## Exercise instructions:
Skip all pictures, then print the remaining material exactly.

* START Dataset content *

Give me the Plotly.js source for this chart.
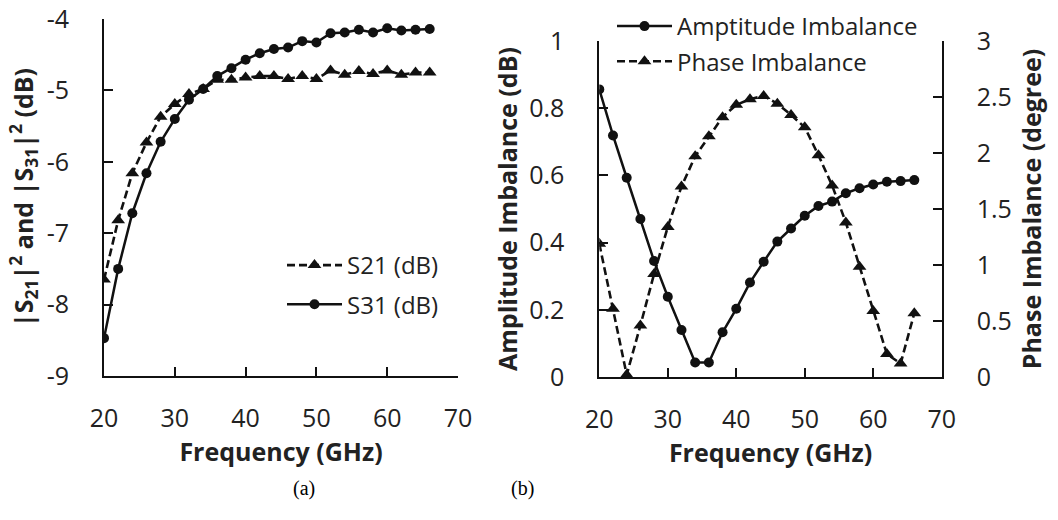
<!DOCTYPE html>
<html>
<head>
<meta charset="utf-8">
<script src="https://cdn.plot.ly/plotly-3.0.1.min.js"></script>
<style>
  html, body { margin: 0; padding: 0; background: #fff; }
  #chart { width: 1058px; height: 520px; }
</style>
</head>
<body>
<div id="chart"></div>
<script>
// Frequency sweep (GHz), shared by both panels
const freq = [20, 22, 24, 26, 28, 30, 32, 34, 36, 38, 40, 42, 44, 46, 48, 50, 52, 54, 56, 58, 60, 62, 64, 66];

// Panel (a): transmission to the two output ports (dB)
const s21 = [-7.65, -6.82, -6.16, -5.73, -5.37, -5.19, -5.05, -4.98, -4.85, -4.85, -4.82, -4.80,
             -4.80, -4.84, -4.80, -4.84, -4.72, -4.78, -4.73, -4.77, -4.72, -4.78, -4.75, -4.75];
const s31 = [-8.47, -7.50, -6.72, -6.16, -5.72, -5.40, -5.13, -4.98, -4.80, -4.69, -4.57, -4.48,
             -4.42, -4.40, -4.31, -4.33, -4.20, -4.19, -4.15, -4.19, -4.13, -4.16, -4.15, -4.14];

// Panel (b): output imbalance
const ampImb = [0.856, 0.719, 0.593, 0.470, 0.345, 0.239, 0.140, 0.043, 0.043, 0.133, 0.203, 0.281,
                0.343, 0.403, 0.442, 0.480, 0.509, 0.522, 0.547, 0.562, 0.573, 0.581, 0.583, 0.586];
const phaseImb = [1.19, 0.61, 0.02, 0.46, 0.92, 1.34, 1.70, 1.97, 2.15, 2.32, 2.43, 2.48,
                  2.51, 2.44, 2.34, 2.23, 1.98, 1.71, 1.38, 0.985, 0.59, 0.205, 0.12, 0.57];

// Tick labels
const freqTicks = [20, 30, 40, 50, 60, 70];
const sTicks = [-9, -8, -7, -6, -5, -4];
const sTickText = ['-9', '-8', '-7', '-6', '-5', '-4'];

const W = 1058, H = 520;
const px = v => v / W;
const py = v => 1 - v / H;

const FONT = 'Open Sans, Noto Sans, sans-serif';
const INK = '#111';
const DASH = '8px,4px';

const traces = [
  {
    x: freq, y: s21, name: 'S21 (dB)', xaxis: 'x', yaxis: 'y', legend: 'legend', legendgroup: 'a1',
    mode: 'lines+markers',
    line: { color: INK, width: 2.6, dash: DASH },
    marker: { symbol: 'triangle-up', size: 12, color: INK }
  },
  {
    x: freq, y: s31, name: 'S31 (dB)', xaxis: 'x', yaxis: 'y', legend: 'legend', legendgroup: 'a2',
    mode: 'lines+markers',
    line: { color: INK, width: 2.5 },
    marker: { symbol: 'circle', size: 10, color: INK }
  },
  {
    x: freq, y: ampImb, name: 'Amptitude Imbalance', xaxis: 'x2', yaxis: 'y2', legend: 'legend2', legendgroup: 'b1',
    mode: 'lines+markers',
    line: { color: INK, width: 2.5 },
    marker: { symbol: 'circle', size: 10, color: INK }
  },
  {
    x: freq, y: phaseImb, name: 'Phase Imbalance', xaxis: 'x2', yaxis: 'y3', legend: 'legend2', legendgroup: 'b2',
    mode: 'lines+markers',
    line: { color: INK, width: 2.6, dash: DASH },
    marker: { symbol: 'triangle-up', size: 12, color: INK }
  }
];

const axisCommon = {
  showgrid: false, zeroline: false, showline: true,
  linecolor: INK, linewidth: 2,
  ticks: 'inside', ticklen: 9, tickwidth: 2, tickcolor: INK,
  tickfont: { family: FONT, size: 25, color: '#222' },
  fixedrange: true
};
const titleFont = { family: FONT, size: 25, color: '#222', weight: 'bold' };

const layout = {
  width: W, height: H,
  margin: { l: 0, r: 0, t: 0, b: 0 },
  paper_bgcolor: '#fff', plot_bgcolor: 'rgba(0,0,0,0)',
  showlegend: true,
  xaxis: Object.assign({}, axisCommon, {
    domain: [px(104), px(458)], anchor: 'y', range: [20, 70],
    tickvals: freqTicks, ticklabelstandoff: 19,
    title: { text: 'Frequency (GHz)', font: titleFont, standoff: 2 }
  }),
  yaxis: Object.assign({}, axisCommon, {
    domain: [py(376), py(19)], anchor: 'x', range: [-9, -4],
    tickvals: sTicks, ticktext: sTickText, ticklabelstandoff: 28,
    title: { text: '|S<sub>21</sub>|<sup>2</sup> and |S<sub>31</sub>|<sup>2</sup> (dB)', font: titleFont, standoff: 6 }
  }),
  xaxis2: Object.assign({}, axisCommon, {
    domain: [px(599.3), px(941.7)], anchor: 'y2', range: [20, 70],
    tickvals: freqTicks, ticklabelstandoff: 19,
    title: { text: 'Frequency (GHz)', font: titleFont, standoff: 2 }
  }),
  yaxis2: Object.assign({}, axisCommon, {
    domain: [py(377), py(41)], anchor: 'x2', range: [0, 1], dtick: 0.2, tick0: 0,
    ticklabelstandoff: 28,
    title: { text: 'Amplitude Imbalance (dB)', font: titleFont, standoff: 4 }
  }),
  yaxis3: Object.assign({}, axisCommon, {
    domain: [py(377), py(41)], anchor: 'x2', overlaying: 'y2', side: 'right',
    range: [0, 3], dtick: 0.5, tick0: 0, ticklabelstandoff: 28,
    title: { text: 'Phase Imbalance (degree)', font: titleFont, standoff: 13 }
  }),
  legend: {
    x: px(282), y: py(243), xanchor: 'left', yanchor: 'top',
    bgcolor: 'rgba(0,0,0,0)', borderwidth: 0,
    font: { family: FONT, size: 24, color: '#222' },
    itemwidth: 55, tracegroupgap: 5
  },
  legend2: {
    x: px(612), y: py(4), xanchor: 'left', yanchor: 'top',
    bgcolor: 'rgba(0,0,0,0)', borderwidth: 0,
    font: { family: FONT, size: 24, color: '#222' },
    itemwidth: 55, tracegroupgap: 1
  },
  annotations: [
    { text: '(a)', x: px(291), y: py(502), xref: 'paper', yref: 'paper', showarrow: false,
      font: { family: 'Liberation Serif, serif', size: 20, color: '#000' } },
    { text: '(b)', x: px(522), y: py(502), xref: 'paper', yref: 'paper', showarrow: false,
      font: { family: 'Liberation Serif, serif', size: 20, color: '#000' } }
  ]
};

Plotly.newPlot('chart', traces, layout, { displayModeBar: false, staticPlot: true });
</script>
</body>
</html>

* END Dataset content *

## Result of this exercise:
Give me the Plotly.js source for this chart.
<!DOCTYPE html>
<html>
<head>
<meta charset="utf-8">
<script src="https://cdn.plot.ly/plotly-3.0.1.min.js"></script>
<style>
  html, body { margin: 0; padding: 0; background: #fff; }
  #chart { width: 1058px; height: 520px; }
</style>
</head>
<body>
<div id="chart"></div>
<script>
// Frequency sweep (GHz), shared by both panels
const freq = [20, 22, 24, 26, 28, 30, 32, 34, 36, 38, 40, 42, 44, 46, 48, 50, 52, 54, 56, 58, 60, 62, 64, 66];

// Panel (a): transmission to the two output ports (dB)
const s21 = [-7.65, -6.82, -6.16, -5.73, -5.37, -5.19, -5.05, -4.98, -4.85, -4.85, -4.82, -4.80,
             -4.80, -4.84, -4.80, -4.84, -4.72, -4.78, -4.73, -4.77, -4.72, -4.78, -4.75, -4.75];
const s31 = [-8.47, -7.50, -6.72, -6.16, -5.72, -5.40, -5.13, -4.98, -4.80, -4.69, -4.57, -4.48,
             -4.42, -4.40, -4.31, -4.33, -4.20, -4.19, -4.15, -4.19, -4.13, -4.16, -4.15, -4.14];

// Panel (b): output imbalance
const ampImb = [0.856, 0.719, 0.593, 0.470, 0.345, 0.239, 0.140, 0.043, 0.043, 0.133, 0.203, 0.281,
                0.343, 0.403, 0.442, 0.480, 0.509, 0.522, 0.547, 0.562, 0.573, 0.581, 0.583, 0.586];
const phaseImb = [1.19, 0.61, 0.02, 0.46, 0.92, 1.34, 1.70, 1.97, 2.15, 2.32, 2.43, 2.48,
                  2.51, 2.44, 2.34, 2.23, 1.98, 1.71, 1.38, 0.985, 0.59, 0.205, 0.12, 0.57];

// Tick labels
const freqTicks = [20, 30, 40, 50, 60, 70];
const sTicks = [-9, -8, -7, -6, -5, -4];
const sTickText = ['-9', '-8', '-7', '-6', '-5', '-4'];

const W = 1058, H = 520;
const px = v => v / W;
const py = v => 1 - v / H;

const FONT = 'Open Sans, Noto Sans, sans-serif';
const INK = '#111';
const DASH = '8px,4px';

const traces = [
  {
    x: freq, y: s21, name: 'S21 (dB)', xaxis: 'x', yaxis: 'y', legend: 'legend', legendgroup: 'a1',
    mode: 'lines+markers',
    line: { color: INK, width: 2.6, dash: DASH },
    marker: { symbol: 'triangle-up', size: 12, color: INK }
  },
  {
    x: freq, y: s31, name: 'S31 (dB)', xaxis: 'x', yaxis: 'y', legend: 'legend', legendgroup: 'a2',
    mode: 'lines+markers',
    line: { color: INK, width: 2.5 },
    marker: { symbol: 'circle', size: 10, color: INK }
  },
  {
    x: freq, y: ampImb, name: 'Amptitude Imbalance', xaxis: 'x2', yaxis: 'y2', legend: 'legend2', legendgroup: 'b1',
    mode: 'lines+markers',
    line: { color: INK, width: 2.5 },
    marker: { symbol: 'circle', size: 10, color: INK }
  },
  {
    x: freq, y: phaseImb, name: 'Phase Imbalance', xaxis: 'x2', yaxis: 'y3', legend: 'legend2', legendgroup: 'b2',
    mode: 'lines+markers',
    line: { color: INK, width: 2.6, dash: DASH },
    marker: { symbol: 'triangle-up', size: 12, color: INK }
  }
];

const axisCommon = {
  showgrid: false, zeroline: false, showline: true,
  linecolor: INK, linewidth: 2,
  ticks: 'inside', ticklen: 9, tickwidth: 2, tickcolor: INK,
  tickfont: { family: FONT, size: 25, color: '#222' },
  fixedrange: true
};
const titleFont = { family: FONT, size: 25, color: '#222', weight: 'bold' };

const layout = {
  width: W, height: H,
  margin: { l: 0, r: 0, t: 0, b: 0 },
  paper_bgcolor: '#fff', plot_bgcolor: 'rgba(0,0,0,0)',
  showlegend: true,
  xaxis: Object.assign({}, axisCommon, {
    domain: [px(104), px(458)], anchor: 'y', range: [20, 70],
    tickvals: freqTicks, ticklabelstandoff: 19,
    title: { text: 'Frequency (GHz)', font: titleFont, standoff: 2 }
  }),
  yaxis: Object.assign({}, axisCommon, {
    domain: [py(376), py(19)], anchor: 'x', range: [-9, -4],
    tickvals: sTicks, ticktext: sTickText, ticklabelstandoff: 28,
    title: { text: '|S<sub>21</sub>|<sup>2</sup> and |S<sub>31</sub>|<sup>2</sup> (dB)', font: titleFont, standoff: 6 }
  }),
  xaxis2: Object.assign({}, axisCommon, {
    domain: [px(599.3), px(941.7)], anchor: 'y2', range: [20, 70],
    tickvals: freqTicks, ticklabelstandoff: 19,
    title: { text: 'Frequency (GHz)', font: titleFont, standoff: 2 }
  }),
  yaxis2: Object.assign({}, axisCommon, {
    domain: [py(377), py(41)], anchor: 'x2', range: [0, 1], dtick: 0.2, tick0: 0,
    ticklabelstandoff: 28,
    title: { text: 'Amplitude Imbalance (dB)', font: titleFont, standoff: 4 }
  }),
  yaxis3: Object.assign({}, axisCommon, {
    domain: [py(377), py(41)], anchor: 'x2', overlaying: 'y2', side: 'right',
    range: [0, 3], dtick: 0.5, tick0: 0, ticklabelstandoff: 28,
    title: { text: 'Phase Imbalance (degree)', font: titleFont, standoff: 13 }
  }),
  legend: {
    x: px(282), y: py(243), xanchor: 'left', yanchor: 'top',
    bgcolor: 'rgba(0,0,0,0)', borderwidth: 0,
    font: { family: FONT, size: 24, color: '#222' },
    itemwidth: 55, tracegroupgap: 5
  },
  legend2: {
    x: px(612), y: py(4), xanchor: 'left', yanchor: 'top',
    bgcolor: 'rgba(0,0,0,0)', borderwidth: 0,
    font: { family: FONT, size: 24, color: '#222' },
    itemwidth: 55, tracegroupgap: 1
  },
  annotations: [
    { text: '(a)', x: px(291), y: py(502), xref: 'paper', yref: 'paper', showarrow: false,
      font: { family: 'Liberation Serif, serif', size: 20, color: '#000' } },
    { text: '(b)', x: px(522), y: py(502), xref: 'paper', yref: 'paper', showarrow: false,
      font: { family: 'Liberation Serif, serif', size: 20, color: '#000' } }
  ]
};

Plotly.newPlot('chart', traces, layout, { displayModeBar: false, staticPlot: true });
</script>
</body>
</html>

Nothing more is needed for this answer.